- _Aim of the task_
The lines from the top of the material below through the line containing "900, 950, 1000];" are to be printed exactly, with pictures omitted.

- _Given information_
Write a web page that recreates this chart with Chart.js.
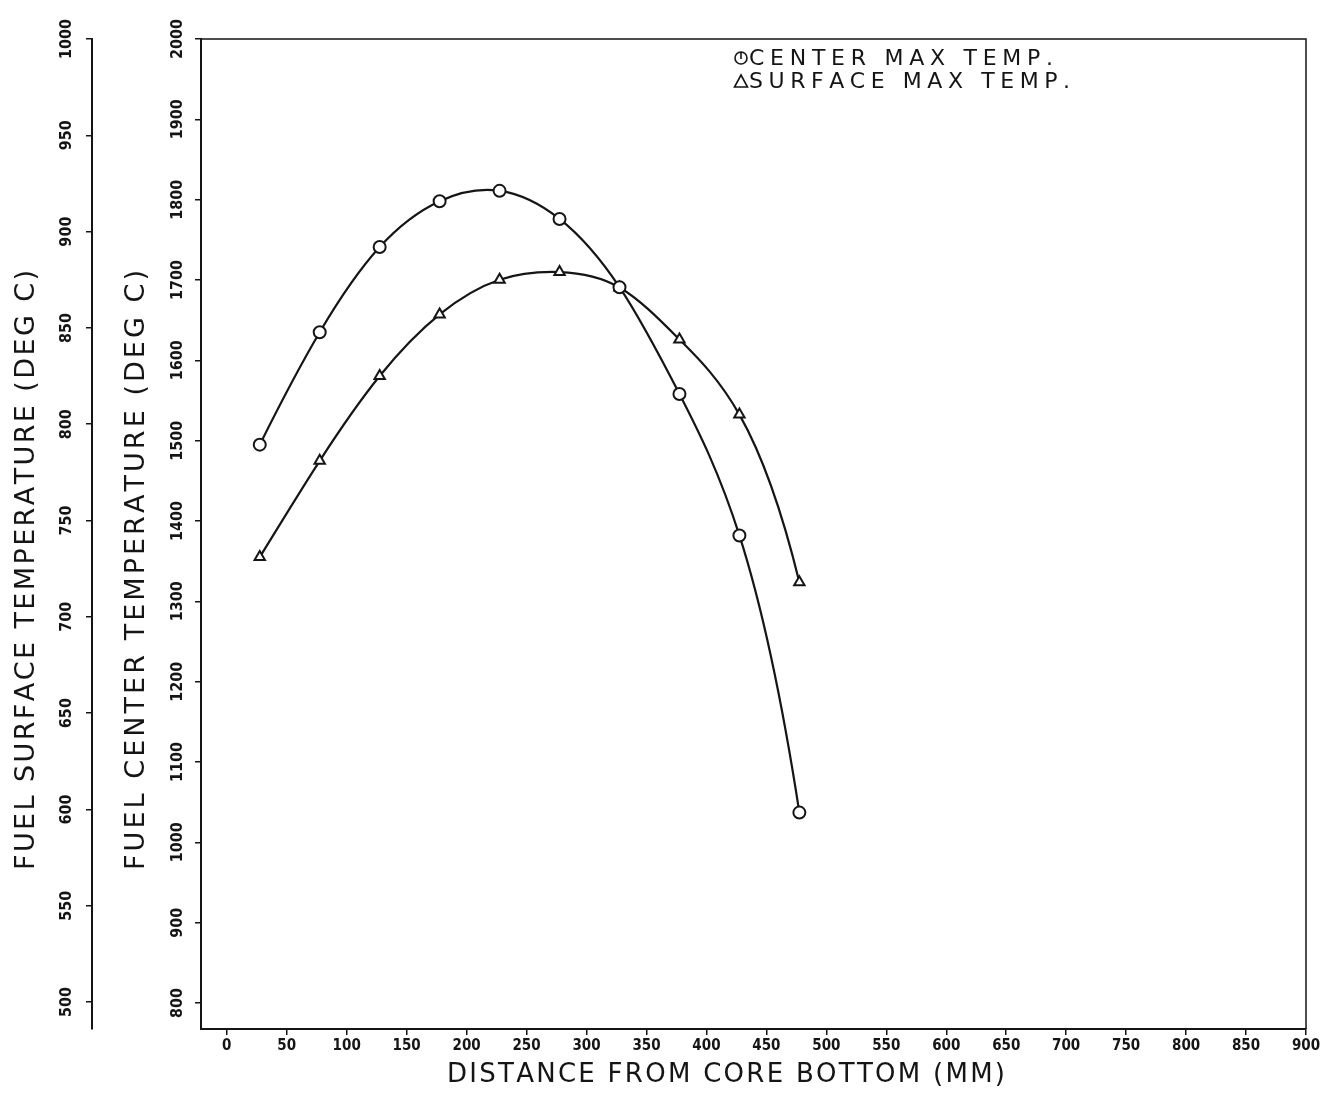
<!DOCTYPE html>
<html>
<head>
<meta charset="utf-8">
<script src="https://cdn.jsdelivr.net/npm/chart.js@4.4.1/dist/chart.umd.min.js"></script>
<style>
  body { margin: 0; background: #fff; }
  canvas { display: block; }
</style>
</head>
<body>
<canvas id="myChart" width="1330" height="1094"></canvas>
<script>
// values
const distance = [27.5, 77.5, 127.5, 177.5, 227.5, 277.5, 327.5, 377.5, 427.5, 477.5];
const centerMaxTemp = [1495, 1635, 1741, 1798, 1811, 1776, 1691, 1558, 1382, 1037];
const surfaceMaxTemp = [731, 781, 825, 857, 875, 879, 871, 844, 805, 718];

const xTicks = [0, 50, 100, 150, 200, 250, 300, 350, 400, 450, 500, 550, 600, 650, 700, 750, 800, 850, 900];
const centerTicks = [800, 900, 1000, 1100, 1200, 1300, 1400, 1500, 1600, 1700, 1800, 1900, 2000];
const surfaceTicks = [500, 550, 600, 650, 700, 750, 800, 850, 900, 950, 1000];

const INK = "#151515";
const tickFont = { family: "'DejaVu Sans Condensed', 'DejaVu Sans'", size: 15, weight: "bold" };

// draw text with the letters spread out over a given width (plotter look)
function spacedText(ctx, text, left, y, width) {
  const chars = text.split("");
  const widths = chars.map(c => ctx.measureText(c).width);
  const total = widths.reduce((a, b) => a + b, 0);
  const gap = (width - total) / (chars.length - 1);
  let x = left;
  chars.forEach((c, i) => {
    ctx.fillText(c, x, y);
    x += widths[i] + gap;
  });
}

// slopes of a not-a-knot cubic spline through the pixel points
function splineSlopes(xs, ys) {
  const n = xs.length;
  const h = [];
  for (let i = 0; i < n - 1; i++) h.push(xs[i + 1] - xs[i]);
  const A = xs.map(() => new Array(n).fill(0));
  const b = new Array(n).fill(0);
  A[0][0] = h[1]; A[0][1] = -(h[0] + h[1]); A[0][2] = h[0];
  A[n - 1][n - 3] = h[n - 2]; A[n - 1][n - 2] = -(h[n - 3] + h[n - 2]); A[n - 1][n - 1] = h[n - 3];
  for (let i = 1; i < n - 1; i++) {
    A[i][i - 1] = h[i - 1];
    A[i][i] = 2 * (h[i - 1] + h[i]);
    A[i][i + 1] = h[i];
    b[i] = 6 * ((ys[i + 1] - ys[i]) / h[i] - (ys[i] - ys[i - 1]) / h[i - 1]);
  }
  // gaussian elimination
  for (let c = 0; c < n; c++) {
    let p = c;
    for (let r = c + 1; r < n; r++) if (Math.abs(A[r][c]) > Math.abs(A[p][c])) p = r;
    [A[c], A[p]] = [A[p], A[c]];
    [b[c], b[p]] = [b[p], b[c]];
    for (let r = c + 1; r < n; r++) {
      const f = A[r][c] / A[c][c];
      for (let k = c; k < n; k++) A[r][k] -= f * A[c][k];
      b[r] -= f * b[c];
    }
  }
  const M = new Array(n).fill(0);
  for (let r = n - 1; r >= 0; r--) {
    let s = b[r];
    for (let k = r + 1; k < n; k++) s -= A[r][k] * M[k];
    M[r] = s / A[r][r];
  }
  const m = [];
  for (let i = 0; i < n - 1; i++) m.push((ys[i + 1] - ys[i]) / h[i] - h[i] * (2 * M[i] + M[i + 1]) / 6);
  m.push((ys[n - 1] - ys[n - 2]) / h[n - 2] + h[n - 2] * (M[n - 2] + 2 * M[n - 1]) / 6);
  return m;
}

const smoothCurves = {
  id: "smoothCurves",
  beforeDatasetDraw(chart, args) {
    const meta = args.meta;
    const pts = meta.data;
    const n = pts.length;
    if (n < 4) return;
    const xs = pts.map(p => p.x);
    const ys = pts.map(p => p.y);
    const m = splineSlopes(xs, ys);
    pts.forEach((p, i) => {
      const hPrev = i > 0 ? xs[i] - xs[i - 1] : 0;
      const hNext = i < n - 1 ? xs[i + 1] - xs[i] : 0;
      p.cp1x = xs[i] - hPrev / 3;
      p.cp1y = ys[i] - m[i] * hPrev / 3;
      p.cp2x = xs[i] + hNext / 3;
      p.cp2y = ys[i] + m[i] * hNext / 3;
    });
    meta.dataset._pointsUpdated = true;
    meta.dataset._path = undefined;
  }
};

const decorations = {
  id: "decorations",
  afterDraw(chart) {
    const ctx = chart.ctx;
    const area = chart.chartArea;
    ctx.save();

    // top + right frame
    ctx.strokeStyle = INK;
    ctx.lineWidth = 1.5;
    ctx.beginPath();
    ctx.moveTo(area.left, area.top);
    ctx.lineTo(area.right, area.top);
    ctx.lineTo(area.right, area.bottom);
    ctx.stroke();

    // rotated y tick labels
    ctx.fillStyle = INK;
    ctx.font = "bold 16px 'DejaVu Sans Condensed', 'DejaVu Sans'";
    ctx.textAlign = "center";
    ctx.textBaseline = "middle";
    [["ySurface", 67], ["yCenter", 178]].forEach(([id, x]) => {
      const s = chart.scales[id];
      s.ticks.forEach(t => {
        const y = s.getPixelForValue(t.value);
        ctx.save();
        ctx.translate(x, y);
        ctx.rotate(-Math.PI / 2);
        ctx.fillText(String(t.value), 0, 0);
        ctx.restore();
      });
    });

    // axis titles
    ctx.textAlign = "left";
    ctx.font = "26px 'DejaVu Sans'";
    spacedText(ctx, "DISTANCE FROM CORE BOTTOM (MM)", 447, 1075, 558);

    ctx.font = "27px 'DejaVu Sans'";
    [["FUEL SURFACE TEMPERATURE (DEG C)", 27], ["FUEL CENTER TEMPERATURE (DEG C)", 137]].forEach(([txt, x]) => {
      ctx.save();
      ctx.translate(x, 570);
      ctx.rotate(-Math.PI / 2);
      spacedText(ctx, txt, -300, 0, 600);
      ctx.restore();
    });

    // legend
    ctx.font = "22px 'DejaVu Sans'";
    const sets = chart.data.datasets;
    spacedText(ctx, sets[0].label, 749, 59, 304);
    spacedText(ctx, sets[1].label, 749, 82, 321);
    ctx.lineWidth = 1.6;
    ctx.beginPath();
    ctx.arc(741, 58, 6, 0, Math.PI * 2);
    ctx.moveTo(741, 52);
    ctx.lineTo(741, 59);
    ctx.stroke();
    ctx.beginPath();
    ctx.moveTo(741, 75);
    ctx.lineTo(747.5, 87);
    ctx.lineTo(734.5, 87);
    ctx.closePath();
    ctx.stroke();

    ctx.restore();
  }
};

function axisStyle(extra) {
  return Object.assign({
    type: "linear",
    border: { display: true, color: INK, width: 2 },
    grid: { display: true, drawOnChartArea: false, drawTicks: true, tickLength: 6, color: INK, lineWidth: 1.5 },
  }, extra);
}

const ctx = document.getElementById("myChart").getContext("2d");
const chart = new Chart(ctx, {
  type: "line",
  data: {
    datasets: [
      {
        label: "CENTER MAX TEMP.",
        data: distance.map((d, i) => ({ x: d, y: centerMaxTemp[i] })),
        yAxisID: "yCenter",
        borderColor: INK,
        borderWidth: 2.2,
        tension: 0.4,
        pointStyle: "circle",
        pointRadius: 6,
        pointBorderWidth: 2,
        pointBorderColor: INK,
        pointBackgroundColor: "#fff",
      },
      {
        label: "SURFACE MAX TEMP.",
        data: distance.map((d, i) => ({ x: d, y: surfaceMaxTemp[i] })),
        yAxisID: "ySurface",
        borderColor: INK,
        borderWidth: 2.2,
        tension: 0.4,
        pointStyle: "triangle",
        pointRadius: 6,
        pointBorderWidth: 2,
        pointBorderColor: INK,
        pointBackgroundColor: "#fff",
      },
    ],
  },
  options: {
    responsive: false,
    animation: false,
    layout: { padding: { left: 0, top: 39, right: 24, bottom: 0 } },
    plugins: { legend: { display: false }, tooltip: { enabled: false } },
    scales: {
      x: axisStyle({
        position: "bottom",
        min: -21.5,
        max: 900,
        ticks: { color: INK, font: tickFont, padding: 2, maxRotation: 0, autoSkip: false },
        afterBuildTicks: s => { s.ticks = xTicks.map(v => ({ value: v })); },
        afterFit: s => { s.height = 65; },
      }),
      ySurface: axisStyle({
        position: "left",
        weight: 1,
        min: 486,
        max: 1000,
        ticks: { display: false },
        afterBuildTicks: s => { s.ticks = surfaceTicks.map(v => ({ value: v })); },
        afterFit: s => { s.width = 92; },
      }),
      yCenter: axisStyle({
        position: "left",
        weight: 0,
        min: 767.6,
        max: 2000,
        ticks: { display: false },
        afterBuildTicks: s => { s.ticks = centerTicks.map(v => ({ value: v })); },
        afterFit: s => { s.width = 109; },
      }),
    },
  },
  plugins: [smoothCurves, decorations],
});
</script>
</body>
</html>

- _Written solution_
Write a web page that recreates this chart with Chart.js.
<!DOCTYPE html>
<html>
<head>
<meta charset="utf-8">
<script src="https://cdn.jsdelivr.net/npm/chart.js@4.4.1/dist/chart.umd.min.js"></script>
<style>
  body { margin: 0; background: #fff; }
  canvas { display: block; }
</style>
</head>
<body>
<canvas id="myChart" width="1330" height="1094"></canvas>
<script>
// values
const distance = [27.5, 77.5, 127.5, 177.5, 227.5, 277.5, 327.5, 377.5, 427.5, 477.5];
const centerMaxTemp = [1495, 1635, 1741, 1798, 1811, 1776, 1691, 1558, 1382, 1037];
const surfaceMaxTemp = [731, 781, 825, 857, 875, 879, 871, 844, 805, 718];

const xTicks = [0, 50, 100, 150, 200, 250, 300, 350, 400, 450, 500, 550, 600, 650, 700, 750, 800, 850, 900];
const centerTicks = [800, 900, 1000, 1100, 1200, 1300, 1400, 1500, 1600, 1700, 1800, 1900, 2000];
const surfaceTicks = [500, 550, 600, 650, 700, 750, 800, 850, 900, 950, 1000];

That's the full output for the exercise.